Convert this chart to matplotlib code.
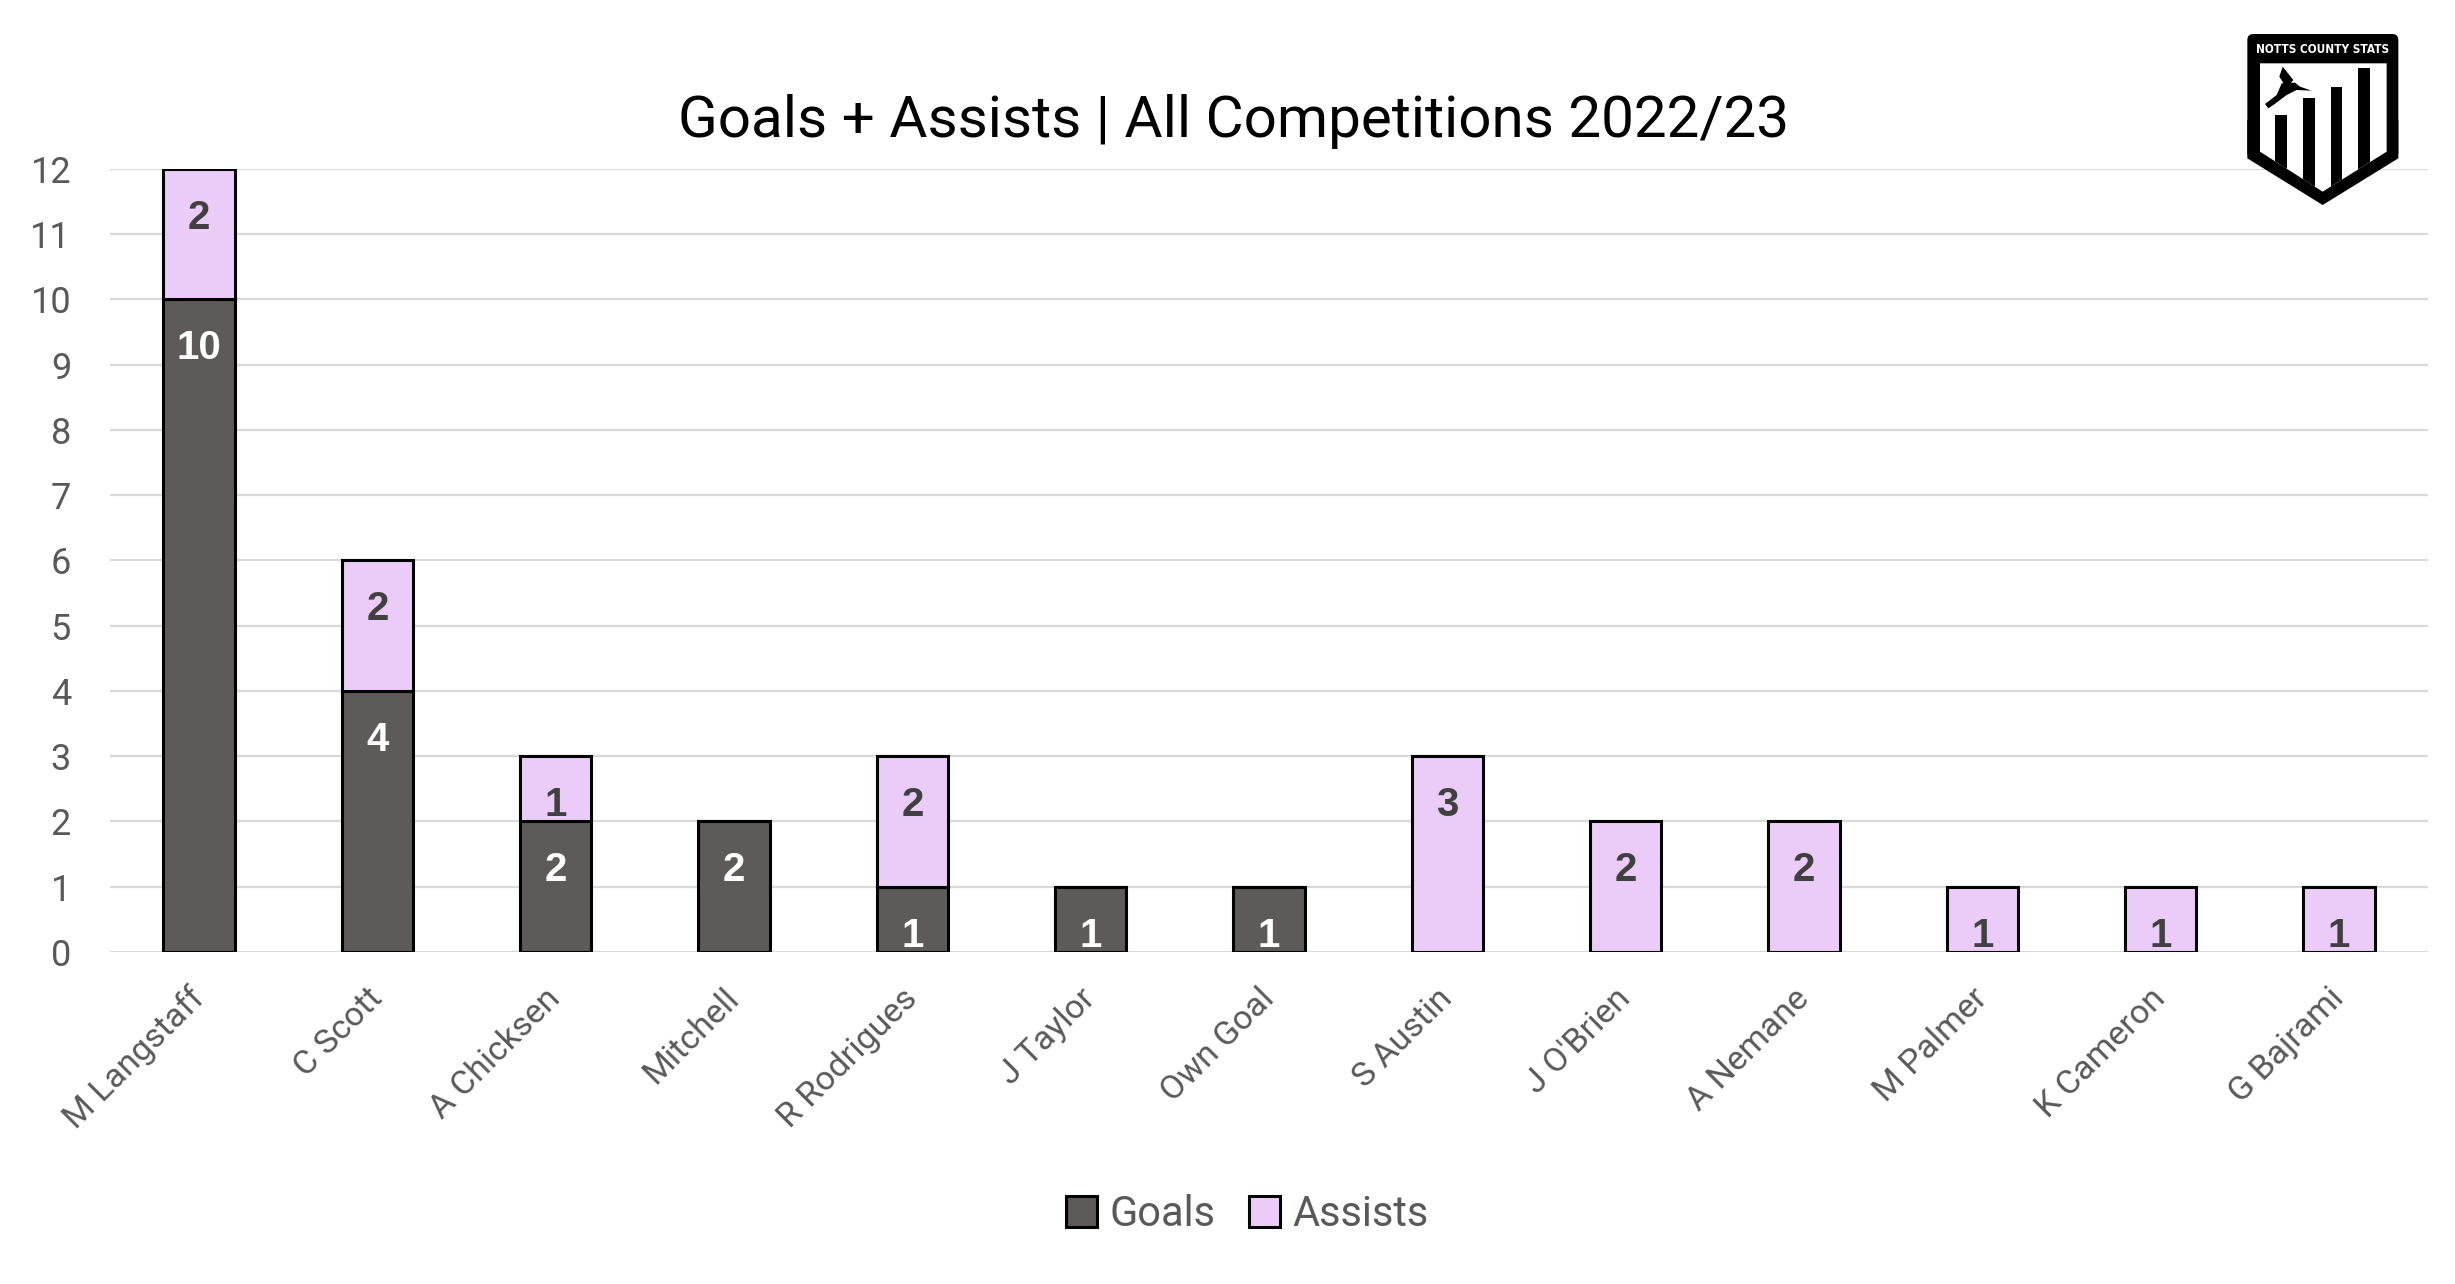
import matplotlib.pyplot as plt
import matplotlib.patches as mpatches
import numpy as np

players = ['M Langstaff', 'C Scott', 'A Chicksen', 'Mitchell', 'R Rodrigues', 'J Taylor',
           'Own Goal', 'S Austin', "J O'Brien", 'A Nemane', 'M Palmer', 'K Cameron', 'G Bajrami']
goals = [10, 4, 2, 2, 1, 1, 1, 0, 0, 0, 0, 0, 0]
assists = [2, 2, 1, 0, 2, 0, 0, 3, 2, 2, 1, 1, 1]
yticks = list(range(0, 13))

goal_col = '#5d5a59'
assist_col = '#ebccf8'
txt_col = '#595959'

fig = plt.figure(figsize=(24.55, 12.84), dpi=100)
ax = fig.add_axes([0.0448, 0.2586, 0.9442, 0.6098])

x = np.arange(len(players))
b1 = ax.bar(x, goals, width=0.4, color=goal_col, edgecolor='black', linewidth=2.2, zorder=3)
b2 = ax.bar(x, assists, width=0.4, bottom=goals, color=assist_col, edgecolor='black', linewidth=2.2, zorder=3)

# data labels sit just inside the top of each segment, clipped by the bar
for bars, vals, base, col in [(b1, goals, [0] * len(goals), 'white'), (b2, assists, goals, '#404040')]:
    for rect, v, b in zip(bars, vals, base):
        if v == 0:
            continue
        t = ax.text(rect.get_x() + rect.get_width() / 2, b + v - 0.75, str(v),
                    ha='center', va='center', fontsize=29, fontweight='bold',
                    family='Liberation Sans', color=col, zorder=4)
        t.set_clip_path(rect)

ax.set_xlim(-0.5, len(players) - 0.5)
ax.set_ylim(0, 12)
ax.set_yticks(yticks)
ax.set_xticks(x)
ax.set_xticklabels(players, rotation=45, ha='right', va='center', rotation_mode='anchor',
                   fontsize=24.5, color=txt_col, family='Roboto')
ax.tick_params(axis='x', length=0, pad=30)
ax.tick_params(axis='y', length=0, pad=28, labelsize=26, labelcolor=txt_col)
for lab in ax.get_yticklabels():
    lab.set_family('Roboto')
ax.grid(axis='y', color='#d9d9d9', linewidth=1.6, zorder=0)
for s in ax.spines.values():
    s.set_visible(False)

fig.text(0.5025, 0.905, 'Goals + Assists | All Competitions 2022/23', ha='center', va='center',
         fontsize=42, family='Roboto', color='black')

handles = [mpatches.Patch(facecolor=goal_col, edgecolor='black', linewidth=2.2, label='Goals'),
           mpatches.Patch(facecolor=assist_col, edgecolor='black', linewidth=2.2, label='Assists')]
leg = fig.legend(handles=handles, loc='center', bbox_to_anchor=(0.508, 0.054), ncol=2, frameon=False,
                 prop={'family': 'Roboto', 'size': 30}, labelcolor=txt_col,
                 handlelength=0.75, handleheight=0.75, handletextpad=0.3, columnspacing=0.8)

# logo in the top right corner
lax = fig.add_axes([2240 / 2455, 1 - 220 / 1284, 215 / 2455, 200 / 1284])
lax.set_xlim(0, 645)
lax.set_ylim(600, 0)
lax.axis('off')
outer = mpatches.FancyBboxPatch((22, 42), 453, 373, boxstyle='round,pad=0,rounding_size=18',
                                facecolor='black', edgecolor='none')
lax.add_patch(outer)
lax.add_patch(mpatches.Polygon([(22, 300), (475, 300), (475, 415), (248, 555), (22, 415)],
                               closed=True, facecolor='black', edgecolor='none'))
inner = mpatches.Polygon([(60, 130), (440, 130), (440, 395), (248, 515), (60, 395)],
                         closed=True, facecolor='white', edgecolor='none')
lax.add_patch(inner)
for x0, x1, top in [(105, 140, 285), (190, 225, 235), (272, 307, 200), (355, 390, 145)]:
    r = mpatches.Rectangle((x0, top), x1 - x0, 600 - top, facecolor='black', edgecolor='none')
    lax.add_patch(r)
    r.set_clip_path(inner)
# bird: wing, body and tail
lax.add_patch(mpatches.Polygon([(128, 140), (160, 180), (140, 205), (118, 170)],
                               closed=True, facecolor='black', edgecolor='none'))
lax.add_patch(mpatches.Polygon([(125, 190), (165, 188), (180, 200), (215, 212), (170, 210),
                                (140, 225), (100, 255), (85, 265), (75, 252), (110, 225)],
                               closed=True, facecolor='black', edgecolor='none'))
lax.text(248, 88, 'NOTTS COUNTY STATS', ha='center', va='center', color='white',
         fontsize=8.5, fontweight='bold', family='DejaVu Sans', stretch='condensed')

fig.savefig('out.png', dpi=100, facecolor='white')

= = =

▶ TASK STATEMENT
The data above needs to be retyped exactly, with the images left out.

▶ RESULT OF THE EXERCISE
Convert this chart to matplotlib code.
import matplotlib.pyplot as plt
import matplotlib.patches as mpatches
import numpy as np

players = ['M Langstaff', 'C Scott', 'A Chicksen', 'Mitchell', 'R Rodrigues', 'J Taylor',
           'Own Goal', 'S Austin', "J O'Brien", 'A Nemane', 'M Palmer', 'K Cameron', 'G Bajrami']
goals = [10, 4, 2, 2, 1, 1, 1, 0, 0, 0, 0, 0, 0]
assists = [2, 2, 1, 0, 2, 0, 0, 3, 2, 2, 1, 1, 1]
yticks = list(range(0, 13))

goal_col = '#5d5a59'
assist_col = '#ebccf8'
txt_col = '#595959'

fig = plt.figure(figsize=(24.55, 12.84), dpi=100)
ax = fig.add_axes([0.0448, 0.2586, 0.9442, 0.6098])

x = np.arange(len(players))
b1 = ax.bar(x, goals, width=0.4, color=goal_col, edgecolor='black', linewidth=2.2, zorder=3)
b2 = ax.bar(x, assists, width=0.4, bottom=goals, color=assist_col, edgecolor='black', linewidth=2.2, zorder=3)

# data labels sit just inside the top of each segment, clipped by the bar
for bars, vals, base, col in [(b1, goals, [0] * len(goals), 'white'), (b2, assists, goals, '#404040')]:
    for rect, v, b in zip(bars, vals, base):
        if v == 0:
            continue
        t = ax.text(rect.get_x() + rect.get_width() / 2, b + v - 0.75, str(v),
                    ha='center', va='center', fontsize=29, fontweight='bold',
                    family='Liberation Sans', color=col, zorder=4)
        t.set_clip_path(rect)

ax.set_xlim(-0.5, len(players) - 0.5)
ax.set_ylim(0, 12)
ax.set_yticks(yticks)
ax.set_xticks(x)
ax.set_xticklabels(players, rotation=45, ha='right', va='center', rotation_mode='anchor',
                   fontsize=24.5, color=txt_col, family='Roboto')
ax.tick_params(axis='x', length=0, pad=30)
ax.tick_params(axis='y', length=0, pad=28, labelsize=26, labelcolor=txt_col)
for lab in ax.get_yticklabels():
    lab.set_family('Roboto')
ax.grid(axis='y', color='#d9d9d9', linewidth=1.6, zorder=0)
for s in ax.spines.values():
    s.set_visible(False)

fig.text(0.5025, 0.905, 'Goals + Assists | All Competitions 2022/23', ha='center', va='center',
         fontsize=42, family='Roboto', color='black')

handles = [mpatches.Patch(facecolor=goal_col, edgecolor='black', linewidth=2.2, label='Goals'),
           mpatches.Patch(facecolor=assist_col, edgecolor='black', linewidth=2.2, label='Assists')]
leg = fig.legend(handles=handles, loc='center', bbox_to_anchor=(0.508, 0.054), ncol=2, frameon=False,
                 prop={'family': 'Roboto', 'size': 30}, labelcolor=txt_col,
                 handlelength=0.75, handleheight=0.75, handletextpad=0.3, columnspacing=0.8)

# logo in the top right corner
lax = fig.add_axes([2240 / 2455, 1 - 220 / 1284, 215 / 2455, 200 / 1284])
lax.set_xlim(0, 645)
lax.set_ylim(600, 0)
lax.axis('off')
outer = mpatches.FancyBboxPatch((22, 42), 453, 373, boxstyle='round,pad=0,rounding_size=18',
                                facecolor='black', edgecolor='none')
lax.add_patch(outer)
lax.add_patch(mpatches.Polygon([(22, 300), (475, 300), (475, 415), (248, 555), (22, 415)],
                               closed=True, facecolor='black', edgecolor='none'))
inner = mpatches.Polygon([(60, 130), (440, 130), (440, 395), (248, 515), (60, 395)],
                         closed=True, facecolor='white', edgecolor='none')
lax.add_patch(inner)
for x0, x1, top in [(105, 140, 285), (190, 225, 235), (272, 307, 200), (355, 390, 145)]:
    r = mpatches.Rectangle((x0, top), x1 - x0, 600 - top, facecolor='black', edgecolor='none')
    lax.add_patch(r)
    r.set_clip_path(inner)
# bird: wing, body and tail
lax.add_patch(mpatches.Polygon([(128, 140), (160, 180), (140, 205), (118, 170)],
                               closed=True, facecolor='black', edgecolor='none'))
lax.add_patch(mpatches.Polygon([(125, 190), (165, 188), (180, 200), (215, 212), (170, 210),
                                (140, 225), (100, 255), (85, 265), (75, 252), (110, 225)],
                               closed=True, facecolor='black', edgecolor='none'))
lax.text(248, 88, 'NOTTS COUNTY STATS', ha='center', va='center', color='white',
         fontsize=8.5, fontweight='bold', family='DejaVu Sans', stretch='condensed')

fig.savefig('out.png', dpi=100, facecolor='white')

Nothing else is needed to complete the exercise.